Il y a Victor, fils malheureux d’une famille de gangsters, qui expie sa culpabilité de braquer des banques en étant bénévole dans un service téléphonique d’aide aux victimes.
Il y a Yazel, jeune adolescente sourde de douze ans qui, depuis la mort tragique de ses parents, vit dans une demeure somptueuse, mais dénuée d’amour sous le joug d’une tante trop préoccupée par elle-même.
Un soir, Victor est envoyé cambrioler une maison qu’il croyait vide et tombe nez à nez avec Yazel. Cette dernière n’a pas peur, mieux, elle reconnait en lui une occasion et lui propose un marché : elle lui ouvre le coffre-fort et lui permet ainsi de donner à son père ce qui lui a promis et, en échange, il les amène, elle, les deux urnes contenant les cendres de ses parents, ses appareils auditifs hors de prix et son journal intime jusqu’en Bulgarie. C’est tout à fait improbable. Et pourtant, il y a dans cette rencontre quelque chose qui donne envie à Victor d’essayer. C’est ainsi qu’ils prennent la route, lui, jeune adulte un peu paumé, elle, presque enfant déjà décidée, comme frères et sœurs, d’une famille qu’ils auraient choisi de se constituer.
Avec ce roman psychologique aux allures de road-trip, Coline Pierré parle de ces hasards de la vie qui fait qu’on se retrouve parfois dans des situations qui ne nous ressemblent pas, du courage qu’il faut pour s’en sortir et s’imaginer autrement, de ces rencontres qui viennent nous donner l’impulsion de départ. Long, mais rythmé par l’alternance de points de vue, ce roman s’adresse aux lecteurs intermédiaires et avancés.
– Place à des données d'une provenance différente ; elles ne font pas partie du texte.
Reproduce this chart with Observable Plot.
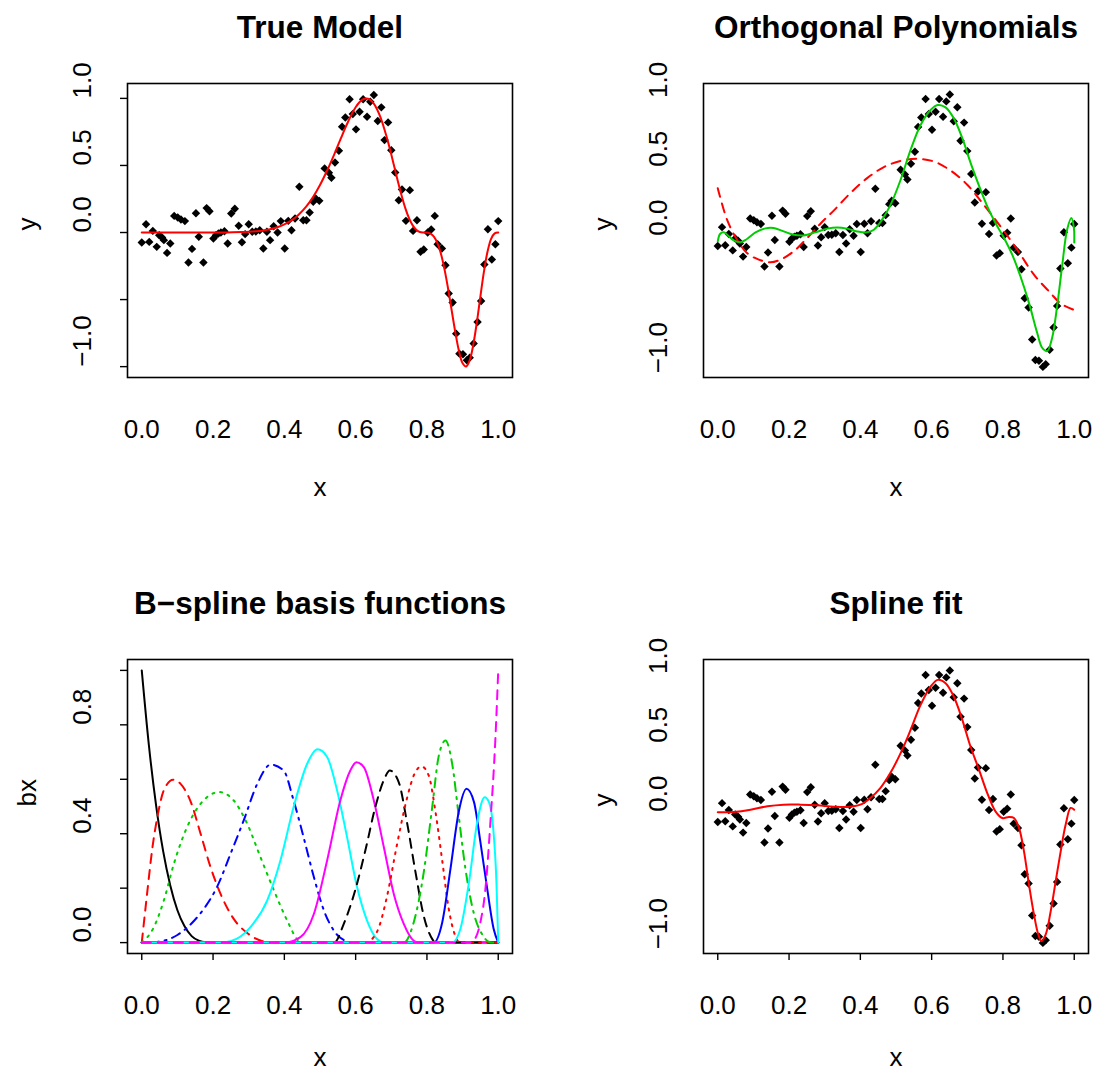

Je martyrise les livres que j’aime. Je corne chaque page qui contient une phrase ou un passage particulièrement bien tourné, inventif, marquant. Une phrase qui m’a fait rire, qui m’a fait pleurer, que j’ai envie de retranscrire sur mon mur de citations ou encore de partager. Des perles d’auteurs.
Si je devais faire un pourcentage, 80 % de mes livres sont intacts. Pas parce qu’ils ne sont pas bien écrits, mais aucune phrase n’attire suffisamment mon intérêt en elle-même. 14 % ont une pliure. 5 % en ont deux ou trois. Et il reste ce 1 %. Ces livres pliés dans tous les sens. Complètement martyrisés. Le dernier en date est ce livre-ci un petit bijou, tant dans le fond que dans la forme. En fait, Nos mains en l’air est plus que juste une suite de jolies phrases. Dès les premières pages, j’ai ressenti quelque chose de fort, de puissant se dégager du récit. Dans la douceur de Victor, son amour pour les hérissons, sa façon bien à lui d’expier ce que son père le force à faire, son aspect décalé du monde. Dans l’acuité de Yazel aussi, dans la force de ses constats, dans le vide immense qu’on sent dans son ventre. Je n’ai pas que plié les pages de ce livre. Je les ai dégustées une par une, telle une « glace mi-chaude ». J’ai ralenti ma cadence habituelle, j’ai pris mon temps. Fait des pauses, respiré… pour laisser vivre les personnages dans ma tête encore plus longtemps. Au final ? Un grand coup de cœur.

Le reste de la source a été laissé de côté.